Abbiamo costruito, a distanza, un vocabolario personalizzato delle emozioni
Strano a dirlo, ma grazie a questa improvvisata vitalità emozionale, abbiamo permesso che si realizzasse, anche se a distanza, un vocabolario personalizzato delle emozioni. Il vocabolario dei tantissimi che hanno comunicato la loro voglia di vivere e il desiderio mai sopito di sperare.

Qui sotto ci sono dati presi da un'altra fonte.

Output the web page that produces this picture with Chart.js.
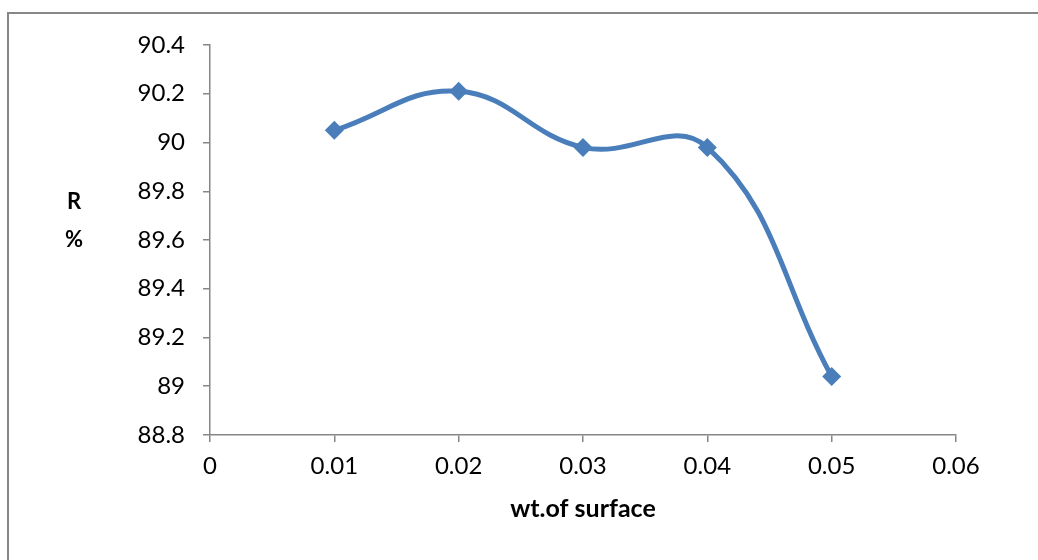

La scuola, a distanza, vince così, la classica organizzazione del lavoro laboratoriale in classe. E lo fa per esplorare le emozioni; per indicare le espressioni dell’esperienza emotiva; per comprendere i sentimenti; per regolamentare, ciascuno per sé, e solo dopo nel gruppo (a partire da quello familiare, entrato in quarantena) le emozioni, le paure e le ansie ma anche la collera e la tristezza, l’impiccio e la vergogna; per abbracciare, convintamente, i sentimenti e le inquietudini degli altri e impegnarsi a far proprio il loro punto di vista (essere empatici in questo momento è semplicemente fantastico); per individuare i propri punti di forti e i propri punti di debolezza; per accedere nello svolgimento organizzativo-emozionale del gruppo-classe; per aggredire i conflitti umani, con la massima lealtà e una migliore creatività. I tanti Giorgio, in giro per l’Italia, hanno vinto la prima battaglia. Quella loro legata alle paure.